- Born: October 15, 1931 Pyongyang
- Died: January 21, 2012 (aged 81) Pyongyang
- Education: Leningrad University
- Occupations: politician, chair of Korean Christian Federation, vice-president of Korean Council of Religionists [nl], vice-chair of North Korean branch of the Pan-Korean Alliance for Reunification, delegate to 12th SPA and member of SPA Presidium, director of Pyongyang Theological Academy
- Parent: Kang Ryang-uk

= Kang Yong-sop =

North Korean politician

Kang Yong Sop (October 15, 1931 – January 21, 2012) was a North Korean politician, second son of deputy prime minister Kang Ryang-uk and Song Sok-jong. He served as chair of the Korean Christian Federation (KCF) and vice-president of the Korean Council of Religionists. He was also vice-president of the North Korean branch of the Pan-Korean Alliance for Reunification (PKAR), delegate to 12th Supreme People's Assembly (SPA) and member of the SPA Presidium, and director of the Pyongyang Theological Academy.

==Career==
In January 1969, Kang was appointed to deputy bureau manager in the Cabinet administrative bureau. He became ambassador to Romania in 1969, and to Malta in 1971.

Kang served as chair of the central committee of the Korean Christian Federation (KCF) starting in February 1989, vice-president of the Korean Council of Religionists starting in May 1989, and chair of the KCF central committee in May 1990. He served as a member of the unification policy committee of the Supreme People's Assembly (SPA) starting in May 1990, and as a member of the central committee of the North Korean branch of the Pan-Korean Alliance for Reunification (PKAR). In March 1991, he was appointed to the directorship of the Pyongyang Theological Academy.

Starting in July 1991, he served as vice-president of the DPRK-Japan Friendship Association, and as a member of the central committee of the Democratic Front for the Reunification of the Fatherland. He became vice-chair of the PKAR in August 1993, and served as deputy chair of the North Korean committee for implementation of the June 15th North–South Joint Declaration. He died in Pyongyang of a heart attack on January 21, 2012.

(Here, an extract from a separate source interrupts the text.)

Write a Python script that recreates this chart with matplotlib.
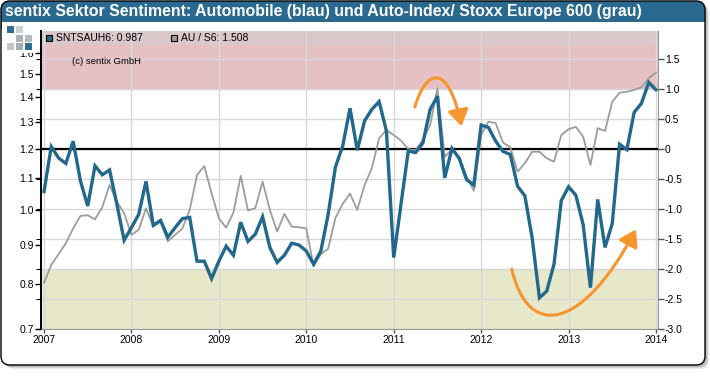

After being elected to the 9th Supreme People's Assembly in April 1990, Kang served in the 10th (1998), 11th (2003), and 12th (2009) sessions of the SPA as delegate and member of the SPA Presidium. He was a member of the national mourning committees for the deaths of Kim Il Sung in 1994, Ri In-mo in 2007, and Pak Song-chol in 2008.

==Awards==
Kang was awarded the Order of Kim Il Sung in March 2002, and the National Reunification Prize in September 2003.